The code is then marked as complete.
Floating-Point Math Unit
The Dispatch/Execute unit checks and executes code
The floating point maths unit (FPMU) performs calculations
The execute unit moves onto the next uop in line. This method of processing is called speculative execution as the order of uops in the circular buffer is based on the BTB's branch predictions.
When the end of the buffer is reached, the execution unit starts at the beginning (head) again and checks all the uops to see whether any have received data bits that need to be executed.
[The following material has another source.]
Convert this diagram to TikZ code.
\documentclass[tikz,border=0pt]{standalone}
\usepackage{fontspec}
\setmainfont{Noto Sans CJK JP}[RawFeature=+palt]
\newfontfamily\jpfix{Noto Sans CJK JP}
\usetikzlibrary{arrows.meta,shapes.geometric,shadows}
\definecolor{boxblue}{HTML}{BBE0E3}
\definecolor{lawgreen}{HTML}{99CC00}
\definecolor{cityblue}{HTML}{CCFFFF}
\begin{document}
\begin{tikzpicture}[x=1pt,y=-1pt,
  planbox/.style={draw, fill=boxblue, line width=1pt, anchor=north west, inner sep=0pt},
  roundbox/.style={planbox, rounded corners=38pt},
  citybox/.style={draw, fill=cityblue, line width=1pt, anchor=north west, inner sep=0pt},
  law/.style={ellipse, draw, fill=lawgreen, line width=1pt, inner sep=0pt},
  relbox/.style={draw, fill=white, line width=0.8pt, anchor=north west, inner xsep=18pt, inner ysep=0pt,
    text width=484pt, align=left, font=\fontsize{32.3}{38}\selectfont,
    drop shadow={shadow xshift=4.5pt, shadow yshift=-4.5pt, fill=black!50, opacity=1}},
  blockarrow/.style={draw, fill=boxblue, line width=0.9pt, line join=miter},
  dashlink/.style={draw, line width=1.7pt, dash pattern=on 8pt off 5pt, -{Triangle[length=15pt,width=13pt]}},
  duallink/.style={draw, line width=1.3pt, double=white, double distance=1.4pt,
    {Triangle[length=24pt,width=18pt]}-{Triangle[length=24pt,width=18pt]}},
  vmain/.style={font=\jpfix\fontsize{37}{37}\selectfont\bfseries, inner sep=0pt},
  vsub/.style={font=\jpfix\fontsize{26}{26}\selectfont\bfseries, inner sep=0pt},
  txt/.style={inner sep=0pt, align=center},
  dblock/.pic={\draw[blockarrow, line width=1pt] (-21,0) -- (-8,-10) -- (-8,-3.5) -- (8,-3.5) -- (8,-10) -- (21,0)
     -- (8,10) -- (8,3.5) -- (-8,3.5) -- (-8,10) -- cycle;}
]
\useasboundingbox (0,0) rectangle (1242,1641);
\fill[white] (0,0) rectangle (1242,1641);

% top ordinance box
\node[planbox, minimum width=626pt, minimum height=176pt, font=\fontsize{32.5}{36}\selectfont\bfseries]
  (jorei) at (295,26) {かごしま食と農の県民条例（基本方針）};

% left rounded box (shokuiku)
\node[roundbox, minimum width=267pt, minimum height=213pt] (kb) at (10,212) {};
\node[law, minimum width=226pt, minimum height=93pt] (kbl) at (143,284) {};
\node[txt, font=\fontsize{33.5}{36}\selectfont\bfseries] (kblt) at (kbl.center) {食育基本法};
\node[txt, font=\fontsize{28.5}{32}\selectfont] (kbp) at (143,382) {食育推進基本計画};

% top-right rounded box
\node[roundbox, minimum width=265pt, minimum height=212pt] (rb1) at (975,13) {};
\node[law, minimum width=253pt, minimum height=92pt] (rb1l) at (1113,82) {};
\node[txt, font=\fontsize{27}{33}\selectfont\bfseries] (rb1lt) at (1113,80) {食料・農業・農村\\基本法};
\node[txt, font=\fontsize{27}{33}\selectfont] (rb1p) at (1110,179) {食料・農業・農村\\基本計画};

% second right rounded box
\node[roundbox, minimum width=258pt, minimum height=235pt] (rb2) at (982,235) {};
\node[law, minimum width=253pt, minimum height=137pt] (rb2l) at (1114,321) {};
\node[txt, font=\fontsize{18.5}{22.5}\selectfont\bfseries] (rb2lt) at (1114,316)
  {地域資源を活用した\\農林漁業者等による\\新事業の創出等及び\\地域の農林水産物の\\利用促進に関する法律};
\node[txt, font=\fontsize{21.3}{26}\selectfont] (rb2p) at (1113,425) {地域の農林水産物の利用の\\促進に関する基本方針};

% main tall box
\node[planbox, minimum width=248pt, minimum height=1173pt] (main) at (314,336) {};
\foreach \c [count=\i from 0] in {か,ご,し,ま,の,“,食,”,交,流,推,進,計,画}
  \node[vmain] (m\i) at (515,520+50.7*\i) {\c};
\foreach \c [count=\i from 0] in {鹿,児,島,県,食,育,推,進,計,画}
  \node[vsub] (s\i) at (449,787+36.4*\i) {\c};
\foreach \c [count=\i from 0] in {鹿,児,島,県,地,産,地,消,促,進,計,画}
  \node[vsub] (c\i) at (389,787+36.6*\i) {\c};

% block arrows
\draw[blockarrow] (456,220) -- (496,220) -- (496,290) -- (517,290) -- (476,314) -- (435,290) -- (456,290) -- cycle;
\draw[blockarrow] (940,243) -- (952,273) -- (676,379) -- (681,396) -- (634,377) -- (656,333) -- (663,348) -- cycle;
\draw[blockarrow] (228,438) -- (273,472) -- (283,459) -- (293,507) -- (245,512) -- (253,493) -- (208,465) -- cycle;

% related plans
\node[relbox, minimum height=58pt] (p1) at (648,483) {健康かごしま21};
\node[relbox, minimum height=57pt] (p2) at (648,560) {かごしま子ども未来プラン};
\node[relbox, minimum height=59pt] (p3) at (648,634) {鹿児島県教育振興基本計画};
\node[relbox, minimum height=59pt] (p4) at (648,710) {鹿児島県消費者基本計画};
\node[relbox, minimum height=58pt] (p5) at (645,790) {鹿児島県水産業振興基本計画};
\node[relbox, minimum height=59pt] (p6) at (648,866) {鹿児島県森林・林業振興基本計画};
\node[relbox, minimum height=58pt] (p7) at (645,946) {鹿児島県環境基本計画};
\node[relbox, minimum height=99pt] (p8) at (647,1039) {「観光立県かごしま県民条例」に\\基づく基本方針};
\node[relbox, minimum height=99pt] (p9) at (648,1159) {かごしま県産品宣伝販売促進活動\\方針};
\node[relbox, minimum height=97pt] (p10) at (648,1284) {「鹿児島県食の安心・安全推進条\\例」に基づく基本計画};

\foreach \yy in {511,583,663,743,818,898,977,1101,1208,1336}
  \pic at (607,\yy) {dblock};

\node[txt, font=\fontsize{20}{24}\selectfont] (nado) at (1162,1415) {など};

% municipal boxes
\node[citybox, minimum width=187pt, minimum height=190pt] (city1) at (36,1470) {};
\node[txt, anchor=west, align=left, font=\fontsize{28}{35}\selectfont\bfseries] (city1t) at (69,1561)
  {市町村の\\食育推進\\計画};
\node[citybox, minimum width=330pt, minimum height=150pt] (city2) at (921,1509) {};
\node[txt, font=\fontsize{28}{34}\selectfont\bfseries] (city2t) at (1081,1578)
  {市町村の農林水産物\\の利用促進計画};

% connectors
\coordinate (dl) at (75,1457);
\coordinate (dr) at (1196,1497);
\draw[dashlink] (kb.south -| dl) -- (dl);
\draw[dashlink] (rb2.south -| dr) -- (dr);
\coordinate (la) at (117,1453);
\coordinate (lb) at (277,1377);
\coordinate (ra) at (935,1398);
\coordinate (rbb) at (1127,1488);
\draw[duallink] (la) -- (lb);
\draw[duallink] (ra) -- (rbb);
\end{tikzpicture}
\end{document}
During instruction processing if a floating-point number is found the ALU's pass this to the floating-point math unit that contains circuits that are optimised to process floating point numbers quickly.
JEU
The JEU unit in action
Delayed uop instructions are processed and the execute unit compares the results with those predicted by the BTB.
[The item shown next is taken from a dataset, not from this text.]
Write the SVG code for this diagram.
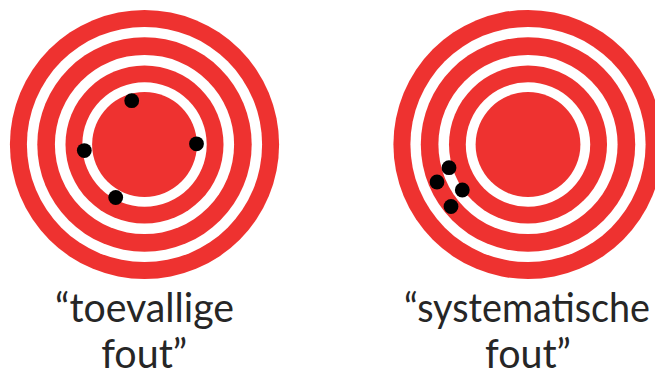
<svg xmlns="http://www.w3.org/2000/svg" width="655" height="374" viewBox="0 0 655 374">
<style>
.r{fill:#EE3230}
.w{fill:#FFFFFF}
.d{fill:#000000}
.t{font-family:Lato,"Open Sans","Liberation Sans",sans-serif;font-size:40px;fill:#262626;text-anchor:middle}
</style>
<defs>
<g id="target">
<circle class="r" r="134.6"/>
<circle class="w" r="117.6"/>
<circle class="r" r="107.2"/>
<circle class="w" r="89.6"/>
<circle class="r" r="79"/>
<circle class="w" r="62.2"/>
<circle class="r" r="52.4"/>
</g>
</defs>
<rect width="655" height="374" fill="#FFFFFF"/>
<g id="target-random">
<use href="#target" x="144.5" y="144.5"/>
<circle class="d" cx="131.7" cy="100.7" r="7.4"/>
<circle class="d" cx="196.5" cy="143.8" r="7.4"/>
<circle class="d" cx="84.3" cy="150.6" r="7.4"/>
<circle class="d" cx="115.7" cy="197.5" r="7.4"/>
</g>
<g id="target-systematic">
<use href="#target" x="528" y="144.5"/>
<circle class="d" cx="449" cy="167.7" r="7.4"/>
<circle class="d" cx="437" cy="182" r="7.4"/>
<circle class="d" cx="462.3" cy="190" r="7.4"/>
<circle class="d" cx="451" cy="206.5" r="7.4"/>
</g>
<g id="label-random">
<text class="t" x="144.6" y="321.7" textLength="179" lengthAdjust="spacingAndGlyphs">“toevallige</text>
<text class="t" x="144.2" y="368.3" textLength="86" lengthAdjust="spacingAndGlyphs">fout”</text>
</g>
<g id="label-systematic">
<text class="t" x="527" y="321.7" textLength="246" lengthAdjust="spacingAndGlyphs">“systematische</text>
<text class="t" x="528" y="368.3" textLength="86" lengthAdjust="spacingAndGlyphs">fout”</text>
</g>
</svg>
If a prediction comparison is wrong the jump execution unit (JEU) moves the end marker from the last uop in line to the predicted uop.
All uops behind the end marker can be ignored and overwritten by new uops.
Retirement Unit
Data is sent to the retirement unit
The retirement unit sends data to the store buffer
The completed data is sent back to the BIU
Data is placed onto the CPUs system bus
The BTB is informed that its prediction was wrong, and that information becomes part of its future predications. During these processes the retirement unit checks the circular buffer to see whether the head uop has been carried out.
In the case it hasn't, the retirement unit keeps checking until it has. The retirement unit checks the second and third uops.
If they have also been executed all three results are sent to the store buffer.
When they arrive here the retirement unit checks them again before they are sent to the main on board memory.